Technology hates me.
I was born without the gene called, “ability-to-understand-technology.” You might say I am “technophobic.” And I learned this early in my writing career.
Years ago, when my first book came out, my publisher arranged for a Facebook introduction featuring me and two other authors releasing books the same day. I set up a Facebook page, prepared my posts, and when I was introduced nothing happened. The internet connection was too weak, or so I thought. My publicist came on, apologized to everyone that I must have had technical difficulties, and that was that.
At home I was screaming, crying, cursing—-technology. This was my first big introduction to the reading world and I failed to connect.
And so it has gone ever since.
My author friends rave about all the latest apps, tech sites, graphic programs, and new ways to connect with readers. My eyes gloss over and my heart sinks. Even if I try, I know something will go wrong. Murphy’s law? No, Pamela’s law. Most of the time, even the “easy to use guides” have terms I have never even heard of.
Am I alone? Maybe not. When I belonged to a Kindle World Group, the kind author in charge set up release parties featuring author page hops. Her assistant gave us detailed (for dummies) instructions on how to get in, how to post, how to introduce the next author, what to say when you leave. Step by step, fail safe.
That one I didn’t mess up because she KNEW I needed each thing carefully explained. Her assistant answered questions, was available to prompt, and whew! I got through it.
I did have one big flop with that group. When we were supposed to do an in-person live post, my face failed to show up on the screen. But I tried!
In today’s pandemic culture, meetings are being held through Zoom. I have the app. But I have a Mac. Somehow Zoom needs extra stuff to work on a Mac.
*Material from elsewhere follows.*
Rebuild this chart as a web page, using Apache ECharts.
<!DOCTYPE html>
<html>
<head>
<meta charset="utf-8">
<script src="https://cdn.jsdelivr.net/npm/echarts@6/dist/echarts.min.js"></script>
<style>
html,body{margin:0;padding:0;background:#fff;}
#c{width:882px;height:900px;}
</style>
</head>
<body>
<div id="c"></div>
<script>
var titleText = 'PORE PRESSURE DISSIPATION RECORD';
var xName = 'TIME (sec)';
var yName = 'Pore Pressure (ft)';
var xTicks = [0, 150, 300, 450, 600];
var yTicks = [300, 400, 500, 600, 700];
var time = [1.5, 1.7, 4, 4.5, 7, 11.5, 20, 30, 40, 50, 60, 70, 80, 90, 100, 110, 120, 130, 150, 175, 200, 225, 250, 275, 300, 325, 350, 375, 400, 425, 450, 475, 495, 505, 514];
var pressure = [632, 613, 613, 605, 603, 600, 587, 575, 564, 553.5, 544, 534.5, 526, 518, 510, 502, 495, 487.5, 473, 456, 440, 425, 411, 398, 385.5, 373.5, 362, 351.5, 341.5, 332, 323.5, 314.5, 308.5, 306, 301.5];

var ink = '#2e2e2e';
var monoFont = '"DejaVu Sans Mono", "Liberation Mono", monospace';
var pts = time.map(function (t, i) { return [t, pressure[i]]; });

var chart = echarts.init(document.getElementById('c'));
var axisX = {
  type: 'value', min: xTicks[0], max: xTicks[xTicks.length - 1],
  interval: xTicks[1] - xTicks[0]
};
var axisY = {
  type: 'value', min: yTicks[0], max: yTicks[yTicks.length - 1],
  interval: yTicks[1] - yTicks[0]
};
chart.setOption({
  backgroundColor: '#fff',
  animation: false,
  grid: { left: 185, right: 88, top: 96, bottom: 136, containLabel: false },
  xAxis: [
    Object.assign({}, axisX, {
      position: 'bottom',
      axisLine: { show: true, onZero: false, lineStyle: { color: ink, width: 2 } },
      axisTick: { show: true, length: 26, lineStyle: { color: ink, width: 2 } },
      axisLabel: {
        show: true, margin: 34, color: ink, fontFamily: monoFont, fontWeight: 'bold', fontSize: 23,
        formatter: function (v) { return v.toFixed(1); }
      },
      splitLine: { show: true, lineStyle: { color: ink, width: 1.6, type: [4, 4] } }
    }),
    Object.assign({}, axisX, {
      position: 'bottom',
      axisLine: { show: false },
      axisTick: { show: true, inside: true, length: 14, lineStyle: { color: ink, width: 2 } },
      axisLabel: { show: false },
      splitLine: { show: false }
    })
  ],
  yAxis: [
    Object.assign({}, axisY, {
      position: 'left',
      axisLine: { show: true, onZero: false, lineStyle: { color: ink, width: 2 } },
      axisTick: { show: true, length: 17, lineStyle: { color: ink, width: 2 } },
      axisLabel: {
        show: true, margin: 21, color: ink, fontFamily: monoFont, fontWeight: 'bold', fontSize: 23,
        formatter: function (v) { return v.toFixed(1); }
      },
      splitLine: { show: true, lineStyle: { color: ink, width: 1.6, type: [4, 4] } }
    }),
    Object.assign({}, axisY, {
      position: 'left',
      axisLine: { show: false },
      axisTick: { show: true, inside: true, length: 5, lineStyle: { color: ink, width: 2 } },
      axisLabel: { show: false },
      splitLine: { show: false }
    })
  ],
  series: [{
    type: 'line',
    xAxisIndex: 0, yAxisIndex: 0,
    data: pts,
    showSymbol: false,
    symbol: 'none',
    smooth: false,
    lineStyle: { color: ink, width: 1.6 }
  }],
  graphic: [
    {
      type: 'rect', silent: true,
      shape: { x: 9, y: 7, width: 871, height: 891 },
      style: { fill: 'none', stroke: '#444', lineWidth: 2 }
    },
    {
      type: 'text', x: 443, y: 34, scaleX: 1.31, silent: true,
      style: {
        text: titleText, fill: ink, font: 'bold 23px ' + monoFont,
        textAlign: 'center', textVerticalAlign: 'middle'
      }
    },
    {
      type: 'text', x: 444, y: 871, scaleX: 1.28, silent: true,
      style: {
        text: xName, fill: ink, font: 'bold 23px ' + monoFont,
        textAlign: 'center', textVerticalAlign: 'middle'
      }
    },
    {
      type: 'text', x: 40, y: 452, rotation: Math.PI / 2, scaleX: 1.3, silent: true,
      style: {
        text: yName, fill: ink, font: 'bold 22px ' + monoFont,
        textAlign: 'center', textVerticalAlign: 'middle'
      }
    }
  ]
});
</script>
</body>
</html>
Will I be able to participate when my friends want to do a joint check in? No. Will I be able to attend Zoom meetings of my writing chapters? No. (I tried, didn’t work). Will I be able to attend on-line classes? Not unless someone sits next to me, goes through the steps, and somehow gets me into the class.
So how do I survive in this tech world? I admire what others are able to accomplish, I congratulate them on their successes, and I ooh and aah over the next tekkie advancement being promoted, knowing I’ll never be able to do it.
Some people grew up math-averse. I grew up tech-averse.
Guess I’ll just concentrate on writing my next book.